Pioneer initially expected that the production impact would be minimal, but it said problems in locating the leak delayed repair operations. The leak in the methanol delivery line was located on Jan. 1, and while the exact cause is still under investigation, it appears to be the result of structural damage caused by accidental impact, the oil and natural gas producer said.
Parts of the gathering system are located at depths of 7,200 feet in the ocean. Methanol is used to prevent hydrates from forming in the line, said Pioneer spokesman Chris Paulsen.
Pioneer said several options for fixing the leak currently were being evaluated, and that the precise timeframe for completing the repair will depend on the option selected. Paulsen declined to give a cost estimate for the damage, but he said repairs are expected to be covered by the company's insurance.
The Canyon Express gathering system off the Louisiana coast links three gas fields: Aconcagua, owned by Elf Exploration Inc. (operator 50%), Mariner Energy Inc. (25%) and Pioneer Natural Resources USA Inc. (25%); King's Peak, owned by BP (operator 100%); and Camden Hills, owned by Marathon Oil Co. (operator 50.03%), Total E&P USA Inc. (16.67%) and Pioneer Natural Resources USA (33.3%). The three fields had total production of 330 MMcf/d before the shut-in, with a peak capability of 500 MMcf/d. The gathering system is operated by Total E&P USA and belongs to the owners of the three fields.

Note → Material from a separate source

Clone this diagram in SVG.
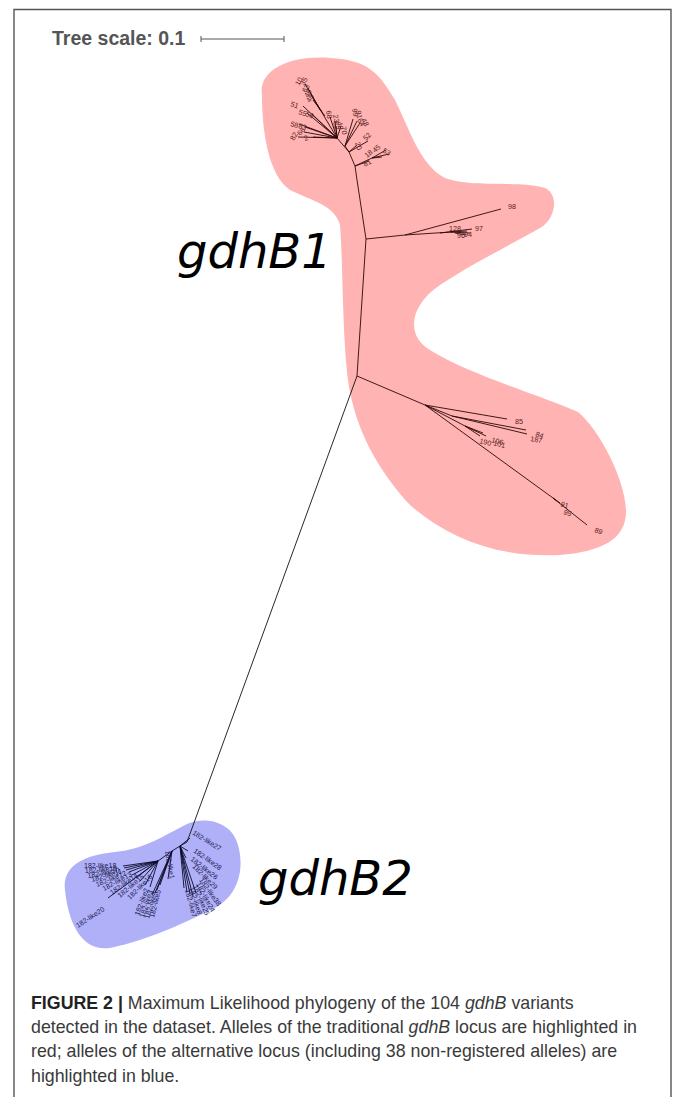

A 57-mile, 12-inch diameter gathering line collects gas from the three fields and transports it to the Canyon Station platform, which is connected to three pipelines delivering natural gas onshore.
Pioneer said its share of the net gas production from Canyon Express averaged approximately 90 MMcf/d prior to the shut-in. The impact to the producer's fourth quarter average daily production was expected to be about 5,000 barrels oil equivalent (boe), leaving total production for the quarter at the lower end of Pioneer's forecasted production range of 190,000 to 205,000 boe/d.
Pioneer made the announcement Wednesday because the shut-in gas was having or was close to having a "material" impact on its overall production, a spokeswoman for Total said.
In late September, Pioneer completed a $2.1 billion merger with Evergreen Resources. The union brought together two independents with widely different exploration and production focuses -- Pioneer's activities primarily are concentrated in the Gulf of Mexico and overseas, while Evergreen is fixed on the Rocky Mountain and Canadian regions (see NGI, Oct. 4, 2004).